Brief: In your copy, include every line of the listing below exactly but none of the pictures.
::: Stored data
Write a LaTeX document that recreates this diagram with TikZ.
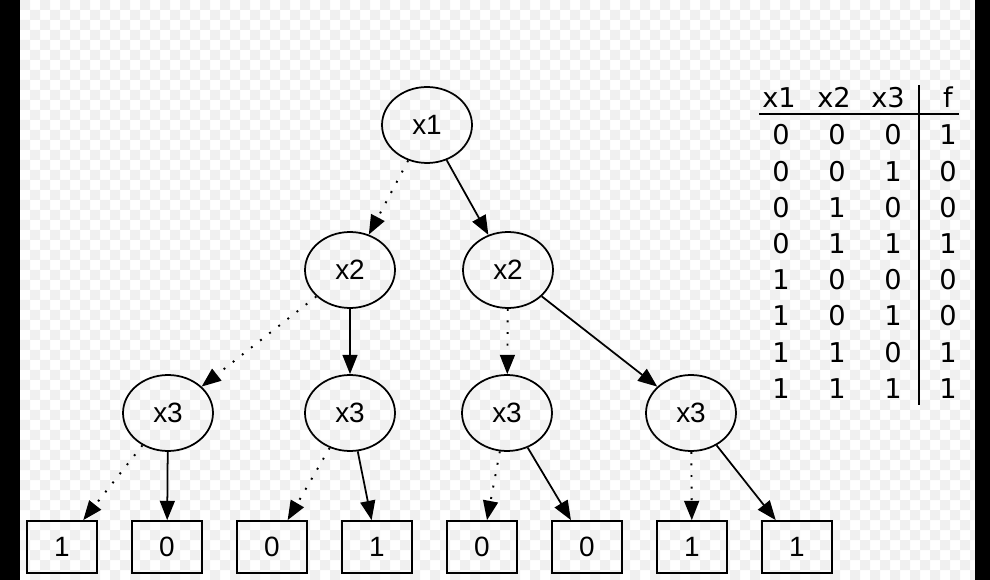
\documentclass[tikz,border=0pt]{standalone}
\usepackage{fontspec}
\setmainfont{Liberation Sans}
\newfontfamily\tablefont{DejaVu Sans}
\usepackage{xcolor}
\usetikzlibrary{positioning,arrows.meta,shapes.geometric}
\definecolor{checker}{HTML}{F0F0F0}

\tikzset{
  var/.style={ellipse, draw, line width=1pt, inner sep=0pt, minimum width=1.8cm, minimum height=1.52cm, font=\fontsize{15.9}{19}\selectfont},
  leaf/.style={rectangle, draw, line width=1pt, inner sep=0pt, minimum width=1.4cm, minimum height=1.04cm, font=\fontsize{15.9}{19}\selectfont},
  hi/.style={-{Triangle[length=11pt,width=8.5pt]}, line width=1pt},
  lo/.style={-{Triangle[length=11pt,width=8.5pt]}, line width=1.1pt, dash pattern=on 1.1pt off 5.5pt},
  cell/.style={anchor=base, inner sep=0pt, font=\tablefont\fontsize{15.5}{18}\selectfont}
}

\begin{document}
\begin{tikzpicture}[x=0.02cm, y=-0.02cm]
\useasboundingbox (0,0) rectangle (990,580);
% background
\fill[white] (0,0) rectangle (990,580);
\foreach \j in {0,...,57} {
  \pgfmathsetmacro\off{mod(\j,2)*10}
  \fill[checker] \foreach \i in {0,...,47} { (20+\off+\i*20,\j*10) rectangle ++(10,10) };
}
\fill[black] (0,0) rectangle (20,580);
\fill[black] (975,0) rectangle (990,580);

% decision tree
\node[var] (n1) at (427,125) {x1};
\node[var] (n2l) at (350,270) {x2};
\node[var] (n2r) at (508,270) {x2};
\node[var] (n3a) at (168,413) {x3};
\node[var] (n3b) at (350,413) {x3};
\node[var] (n3c) at (507,413) {x3};
\node[var] (n3d) at (691,413) {x3};
\foreach \v [count=\k] in {1,0,0,1,0,0,1,1}
  \node[leaf] (t\k) at ({62+105*(\k-1)},547) {\v};

\draw[lo] (n1) -- (n2l);
\draw[hi] (n1) -- (n2r);
\draw[lo] (n2l) -- (n3a);
\draw[hi] (n2l) -- (n3b);
\draw[lo] (n2r) -- (n3c);
\draw[hi] (n2r) -- (n3d);
\draw[lo] (n3a) -- (t1);
\draw[hi] (n3a) -- (t2);
\draw[lo] (n3b) -- (t3);
\draw[hi] (n3b) -- (t4);
\draw[lo] (n3c) -- (t5);
\draw[hi] (n3c) -- (t6);
\draw[lo] (n3d) -- (t7);
\draw[hi] (n3d) -- (t8);

% truth table
\node[cell] (h1) at (779,108) {x1};
\node[cell] (h2) at (834,108) {x2};
\node[cell] (h3) at (888,108) {x3};
\node[cell] (hf) at (948,108) {f};
\foreach \a/\b/\c/\f [count=\r] in {0/0/0/1,0/0/1/0,0/1/0/0,0/1/1/1,1/0/0/0,1/0/1/0,1/1/0/1,1/1/1/1} {
  \node[cell] (r\r a) at (781,{145+36.2*(\r-1)}) {\a};
  \node[cell] (r\r b) at (837,{145+36.2*(\r-1)}) {\b};
  \node[cell] (r\r c) at (893,{145+36.2*(\r-1)}) {\c};
  \node[cell] (r\r f) at (948,{145+36.2*(\r-1)}) {\f};
}
\draw[line width=1pt] (759,114) -- (959,114);
\draw[line width=1pt] (919,85) -- (919,405);
\end{tikzpicture}
\end{document}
::::::
Response:
Write a LaTeX document that recreates this diagram with TikZ.
\documentclass[tikz,border=0pt]{standalone}
\usepackage{fontspec}
\setmainfont{Liberation Sans}
\newfontfamily\tablefont{DejaVu Sans}
\usepackage{xcolor}
\usetikzlibrary{positioning,arrows.meta,shapes.geometric}
\definecolor{checker}{HTML}{F0F0F0}

\tikzset{
  var/.style={ellipse, draw, line width=1pt, inner sep=0pt, minimum width=1.8cm, minimum height=1.52cm, font=\fontsize{15.9}{19}\selectfont},
  leaf/.style={rectangle, draw, line width=1pt, inner sep=0pt, minimum width=1.4cm, minimum height=1.04cm, font=\fontsize{15.9}{19}\selectfont},
  hi/.style={-{Triangle[length=11pt,width=8.5pt]}, line width=1pt},
  lo/.style={-{Triangle[length=11pt,width=8.5pt]}, line width=1.1pt, dash pattern=on 1.1pt off 5.5pt},
  cell/.style={anchor=base, inner sep=0pt, font=\tablefont\fontsize{15.5}{18}\selectfont}
}

\begin{document}
\begin{tikzpicture}[x=0.02cm, y=-0.02cm]
\useasboundingbox (0,0) rectangle (990,580);
% background
\fill[white] (0,0) rectangle (990,580);
\foreach \j in {0,...,57} {
  \pgfmathsetmacro\off{mod(\j,2)*10}
  \fill[checker] \foreach \i in {0,...,47} { (20+\off+\i*20,\j*10) rectangle ++(10,10) };
}
\fill[black] (0,0) rectangle (20,580);
\fill[black] (975,0) rectangle (990,580);

% decision tree
\node[var] (n1) at (427,125) {x1};
\node[var] (n2l) at (350,270) {x2};
\node[var] (n2r) at (508,270) {x2};
\node[var] (n3a) at (168,413) {x3};
\node[var] (n3b) at (350,413) {x3};
\node[var] (n3c) at (507,413) {x3};
\node[var] (n3d) at (691,413) {x3};
\foreach \v [count=\k] in {1,0,0,1,0,0,1,1}
  \node[leaf] (t\k) at ({62+105*(\k-1)},547) {\v};

\draw[lo] (n1) -- (n2l);
\draw[hi] (n1) -- (n2r);
\draw[lo] (n2l) -- (n3a);
\draw[hi] (n2l) -- (n3b);
\draw[lo] (n2r) -- (n3c);
\draw[hi] (n2r) -- (n3d);
\draw[lo] (n3a) -- (t1);
\draw[hi] (n3a) -- (t2);
\draw[lo] (n3b) -- (t3);
\draw[hi] (n3b) -- (t4);
\draw[lo] (n3c) -- (t5);
\draw[hi] (n3c) -- (t6);
\draw[lo] (n3d) -- (t7);
\draw[hi] (n3d) -- (t8);

% truth table
\node[cell] (h1) at (779,108) {x1};
\node[cell] (h2) at (834,108) {x2};
\node[cell] (h3) at (888,108) {x3};
\node[cell] (hf) at (948,108) {f};
\foreach \a/\b/\c/\f [count=\r] in {0/0/0/1,0/0/1/0,0/1/0/0,0/1/1/1,1/0/0/0,1/0/1/0,1/1/0/1,1/1/1/1} {
  \node[cell] (r\r a) at (781,{145+36.2*(\r-1)}) {\a};
  \node[cell] (r\r b) at (837,{145+36.2*(\r-1)}) {\b};
  \node[cell] (r\r c) at (893,{145+36.2*(\r-1)}) {\c};
  \node[cell] (r\r f) at (948,{145+36.2*(\r-1)}) {\f};
}
\draw[line width=1pt] (759,114) -- (959,114);
\draw[line width=1pt] (919,85) -- (919,405);
\end{tikzpicture}
\end{document}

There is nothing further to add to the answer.